# Matilda Bay - Minimum Chips



## KingKong (30/11/12)

Anyone tried one of these yet ??? 

I've had a couple. They're going down well. I think you can only get them from Dan's though.


----------



## probablynathan (30/11/12)

KingKong said:


> Anyone tried one of these yet ???
> 
> I've had a couple. They're going down well. I think you can only get them from Dan's though.



saw it in BWS today. haven't tried it though.


----------



## joshld (30/11/12)

I went to the local to get a box of it, but they'd already sold out...Must be a good drop??
Be keen to find out what they're like!


----------



## bum (30/11/12)

KingKong said:


> I think you can only get them from Dan's though.


Saw them as Woolies the other day. I enjoyed the name when I saw it (even though a band beat them to it nearly 20 years ago). Did not buy.


----------



## KingKong (30/11/12)

bum said:


> Saw them as Woolies the other day. I enjoyed the name when I saw it (even though a band beat them to it nearly 20 years ago). Did not buy.
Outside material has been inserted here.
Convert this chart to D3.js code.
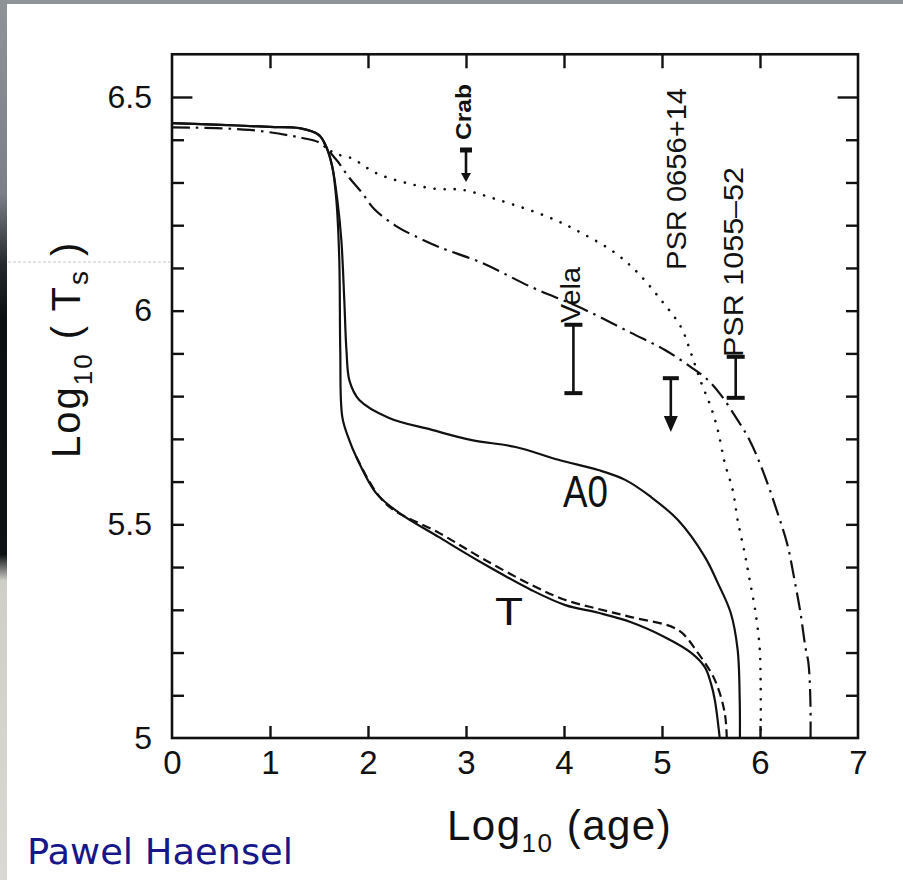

Obviously not only at Dan's ! I thought it was a limited release. I would buy it again. Ill leave a description up to some one more adept at that sort of thing. Ill go as far as saying its very good. :chug: :blink:


----------



## GalBrew (30/11/12)

You can only get them at Woolies owned establishments, so Dan's, Safeway/Woolies Liquor, BWS etc. Its a perfectly drinkable, well made beerbut nothing to write home about. There are plenty of other craft session lagers that I would drink other than Min Chips.


----------



## shmang (30/11/12)

I've been through a couple of six packs,
Nice beer, nothing fancy.
It went down really well yesterday arvo in the heat :chug:


----------



## KingKong (30/11/12)

shmang said:


> I've been through a couple of six packs,
> Nice beer, nothing fancy.
> It went down really well yesterday arvo in the heat :chug:



Yup its getting me through today's heat while watching the test.


----------



## jlm (30/11/12)

Tried one last week.....treading pretty similar territory to their big helga from what I remember of it. I wonder if it's a makeover/rebadging job?


----------



## Spiesy (30/11/12)

Matilda Bay and Lager... I'm in no rush.


----------



## Batz (30/11/12)

Nice to see bigger brewery's doing something a little different though hey? They have to tread carefully not all drinkers are like us.

Batz


----------